NAHS students create unique bra, “Bra ha ha” event for breast cancer awareness

courtesy of NAHS
NAHS ENTERED THIS brilliant creation into the recent Bra-ha-ha event, a fundraiser to spread breast cancer awareness. The school’s Art students won first place in the School Division category for their quilled paper entry.

 

Students involved in the National Art Honor Society (NAHS)recently won first place in the school division category at the annual “Bra Ha Ha” event held to spread breast cancer awareness during the month of October. The contest itself is a fundraiser for  community members around Hampton Roads in effort to provide free mammograms and breast health services.

According to brahaha.org, the event is part of the Chesapeake Regional Health Foundation, a non-profit with the goal to fight breast cancer. The Bra-Ha-ha fundraiser, this year, was to invite and challenge interested community members to construct unique and over-the-top designs using a 38-C cup bra as their canvas, using breast cancer awareness as inspiration.
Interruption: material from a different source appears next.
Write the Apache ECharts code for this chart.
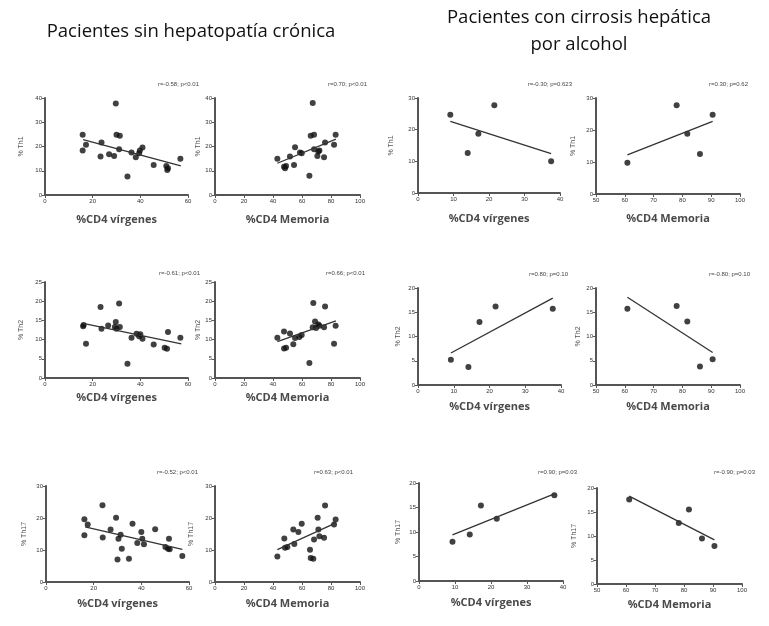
<!DOCTYPE html>
<html><head><meta charset="utf-8">
<script src="https://cdn.jsdelivr.net/npm/echarts@6/dist/echarts.min.js"></script>
<style>html,body{margin:0;padding:0;background:#fff}#c{width:769px;height:626px}</style>
</head><body><div id="c"></div>
<script>
// ---- Data ----
const titleLeft = "Pacientes sin hepatopatía crónica";
const titleRight1 = "Pacientes con cirrosis hepática";
const titleRight2 = "por alcohol";

const xNames = ["%CD4 vírgenes","%CD4 Memoria","%CD4 vírgenes","%CD4 Memoria"];
const yNames = ["% Th1","% Th2","% Th17"];
const stats = [
  "r=-0.58; p<0.01","r=0.70; p<0.01","r=-0.30; p=0.623","r=0.30; p=0.62",
  "r=-0.61; p<0.01","r=0.66; p<0.01","r=0.80; p=0.10","r=-0.80; p=0.10",
  "r=-0.52; p<0.01","r=0.63; p<0.01","r=0.90; p=0.03","r=-0.90; p=0.03"
];

// Th1
const p1 = [[15.8,24.8],[17.2,20.7],[15.8,18.3],[23.7,21.7],[23.3,15.9],[26.9,16.8],[29.0,16.1],[29.7,37.7],[30.0,24.8],[31.4,24.4],[31.1,18.9],[34.6,7.6],[36.3,17.5],[38.1,15.6],[39.5,17.2],[39.8,18.3],[40.9,19.6],[45.6,12.4],[50.9,12.0],[51.6,11.0],[51.3,10.3],[56.8,14.9]];
const fit1 = [[16,22.8],[57,12.0]];
const p2 = [[43.0,14.9],[47.6,11.7],[48.3,11.0],[49.0,12.0],[51.7,15.9],[54.5,12.4],[55.2,19.7],[58.6,17.5],[59.8,17.2],[65.1,7.9],[66.0,24.4],[67.4,37.9],[68.3,24.8],[68.3,18.9],[70.6,16.1],[71.3,17.9],[72.0,18.3],[75.2,15.6],[75.9,21.7],[82.1,20.7],[83.2,24.8]];
const fit2 = [[43,13.1],[83.4,23.0]];
const p3 = [[9.1,24.7],[14.0,12.6],[17.0,18.7],[21.5,27.7],[37.5,10.0]];
const fit3 = [[9.1,22.6],[37.5,12.4]];
const p4 = [[60.9,9.8],[78.0,27.7],[81.7,18.8],[86.1,12.5],[90.5,24.8]];
const fit4 = [[60.9,12.2],[90.5,22.7]];
// Th2
const p5 = [[16.0,13.5],[16.2,13.8],[17.2,8.9],[23.3,18.5],[23.7,12.8],[26.5,13.7],[29.3,13.3],[29.7,14.6],[30.0,12.8],[31.1,19.4],[31.4,13.3],[34.6,3.7],[36.3,10.5],[38.4,11.5],[39.5,10.9],[40.0,11.4],[40.9,10.2],[45.6,8.7],[50.2,7.9],[51.2,7.6],[51.6,12.0],[56.8,10.5]];
const fit5 = [[16,14.2],[57.2,8.9]];
const p6 = [[43.0,10.5],[47.6,12.1],[47.6,7.7],[49.0,7.9],[51.7,11.6],[54.0,8.8],[55.2,10.4],[58.2,10.7],[59.8,11.2],[65.1,3.9],[67.4,13.2],[67.8,19.5],[69.0,14.7],[69.7,13.0],[71.3,13.9],[72.0,13.6],[75.2,13.2],[75.9,18.6],[82.1,8.9],[83.2,13.6]];
const fit6 = [[43,9.5],[83.4,14.9]];
const p7 = [[9.2,5.2],[14.1,3.7],[17.2,13.0],[21.7,16.2],[37.7,15.7]];
const fit7 = [[9.2,6.6],[37.7,17.9]];
const p8 = [[60.9,15.7],[78.0,16.3],[81.7,13.1],[86.1,3.8],[90.5,5.3]];
const fit8 = [[60.9,18.1],[90.5,6.7]];
// Th17
const p9 = [[16.1,19.6],[16.1,14.6],[17.5,18.0],[23.7,24.0],[23.8,13.9],[27.1,16.4],[29.4,20.1],[30.0,7.0],[30.4,13.5],[31.3,14.8],[31.8,10.4],[34.8,7.3],[36.3,18.2],[38.3,12.2],[40.0,15.6],[40.4,13.5],[41.1,11.8],[45.8,16.5],[50.1,10.9],[51.6,13.5],[51.2,10.4],[51.9,10.2],[57.2,8.1]];
const fit9 = [[16.4,17.2],[57.2,10.2]];
const p10 = [[43.0,8.0],[47.8,13.6],[48.3,10.7],[49.9,10.9],[54.0,16.4],[54.7,11.9],[57.5,15.6],[59.8,18.2],[65.5,10.1],[66.0,7.5],[67.8,7.3],[68.3,13.3],[70.8,20.1],[71.3,16.4],[72.0,14.3],[75.2,13.8],[75.9,23.9],[82.1,18.0],[83.2,19.5]];
const fit10 = [[43,10.1],[83.4,18.5]];
const p11 = [[9.3,8.0],[14.1,9.5],[17.2,15.4],[21.6,12.7],[37.6,17.5]];
const fit11 = [[9.3,9.4],[37.6,17.8]];
const p12 = [[61.1,17.6],[78.2,12.7],[81.7,15.5],[86.2,9.5],[90.5,7.9]];
const fit12 = [[61.1,18.3],[90.5,9.2]];

// axis ranges [min,max,interval]
const xRanges = [[0,60,20],[0,100,20],[0,40,10],[50,100,10]];
const yRanges = [[0,40,10],[0,40,10],[0,30,10],[0,30,10],
                 [0,25,5],[0,25,5],[0,20,5],[0,20,5],
                 [0,30,10],[0,30,10],[0,20,5],[0,20,5]];

const points = [p1,p2,p3,p4,p5,p6,p7,p8,p9,p10,p11,p12];
const fits = [fit1,fit2,fit3,fit4,fit5,fit6,fit7,fit8,fit9,fit10,fit11,fit12];

// ---- Layout ----
const grids = [
  [45,98,143,97],[215,98,145,97],[418,98,142,95],[596,98,144,96],
  [45,282,143,96],[215,282,145,96],[418,288,143,97],[596,288,144,97],
  [46,486,143,96],[215,486,145,96],[419,483,144,98],[597,488,145,96]
];
const yNameGap = [20,10,23,19,20,11,16,14,18,20,17,19];
const xNameGap = [19,19,20,19,14,14,16,16,16,16,16,15];
const statPos = [[199,84],[367,84],[572,84],[748,84],[200,273],[365,273],[568,274],[750,274],[198,472],[353,472],[577,472],[755,472]];

const axisCol = '#555';
const opt = {animation:false, grid:[], xAxis:[], yAxis:[], series:[], graphic:[]};
for (let i=0;i<12;i++){
  const g = grids[i], col = i%4, row = Math.floor(i/4);
  opt.grid.push({left:g[0], top:g[1], width:g[2], height:g[3]});
  const xr = xRanges[col], yr = yRanges[i];
  opt.xAxis.push({gridIndex:i, type:'value', min:xr[0], max:xr[1], interval:xr[2],
    name:xNames[col], nameLocation:'middle', nameGap:xNameGap[i],
    nameTextStyle:{fontFamily:'Open Sans', fontSize:11, fontWeight:'bold', color:'#4a4a4a'},
    axisLine:{onZero:false, lineStyle:{color:axisCol, width:2}},
    axisTick:{length:3, lineStyle:{color:axisCol}},
    axisLabel:{fontSize:6, color:'#333', margin:3, fontFamily:'Liberation Sans'},
    splitLine:{show:false}});
  opt.yAxis.push({gridIndex:i, type:'value', min:yr[0], max:yr[1], interval:yr[2],
    name:yNames[row], nameLocation:'middle', nameGap:yNameGap[i], nameRotate:90,
    nameTextStyle:{fontFamily:'Liberation Sans', fontSize:7, color:'#555'},
    axisLine:{onZero:false, lineStyle:{color:axisCol, width:2}},
    axisTick:{length:3, lineStyle:{color:axisCol}},
    axisLabel:{fontSize:6, color:'#333', margin:3, fontFamily:'Liberation Sans'},
    splitLine:{show:false}});
  opt.series.push({type:'scatter', xAxisIndex:i, yAxisIndex:i, data:points[i],
    symbol:'circle', symbolSize:6, itemStyle:{color:'#111'}});
  opt.series.push({type:'line', xAxisIndex:i, yAxisIndex:i, data:fits[i],
    symbol:'none', lineStyle:{color:'#333', width:1.3}});
  opt.graphic.push({type:'text', x:statPos[i][0], y:statPos[i][1],
    style:{text:stats[i], fontSize:6, fontFamily:'Liberation Sans', fill:'#444', align:'right', verticalAlign:'middle'}});
}
const tStyle = {fontSize:18.5, fontFamily:'Open Sans', fill:'#111', align:'center', verticalAlign:'middle'};
opt.graphic.push({type:'text', x:191, y:32, style:Object.assign({text:titleLeft}, tStyle)});
opt.graphic.push({type:'text', x:579, y:18, style:Object.assign({text:titleRight1}, tStyle)});
opt.graphic.push({type:'text', x:579, y:45, style:Object.assign({text:titleRight2}, tStyle)});

const chart = echarts.init(document.getElementById('c'), null, {renderer:'canvas'});
chart.setOption(opt);
</script></body></html>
Furthermore, all entries are unveiled at the Bra-ha-ha Awards Show and Auction, which serves as a fun tribute to those affected by breast cancer.

NAHS students were also invited to get in touch with their creative side by designing and developing a bra that represents the contest’s theme, “Dia de Vida”  or “Day of Life,” using colorful assortments of quilled paper to transform the bra into an exotic, floral masterpiece.  Junior Alaina Walton and  seven other  contributed time and effort into creating the bra before the contest deadline.

Although the contest was challenging, NAHS students including junior Alaina Walton and seven other Advanced Art students spent hours working on their entry before sponsor and Art teacher Jessica Van Vanhuyzen dropped the school’s entry off the day before the show. In the end, the students’ entry won first place in the school division of the Breast Cancer Awareness event.

“I am so proud of my students,” Van Vanhuyzen said. “This was a difficult undertaking, but it was a creative, bright and colorful way to spread awareness for a horrible disease.”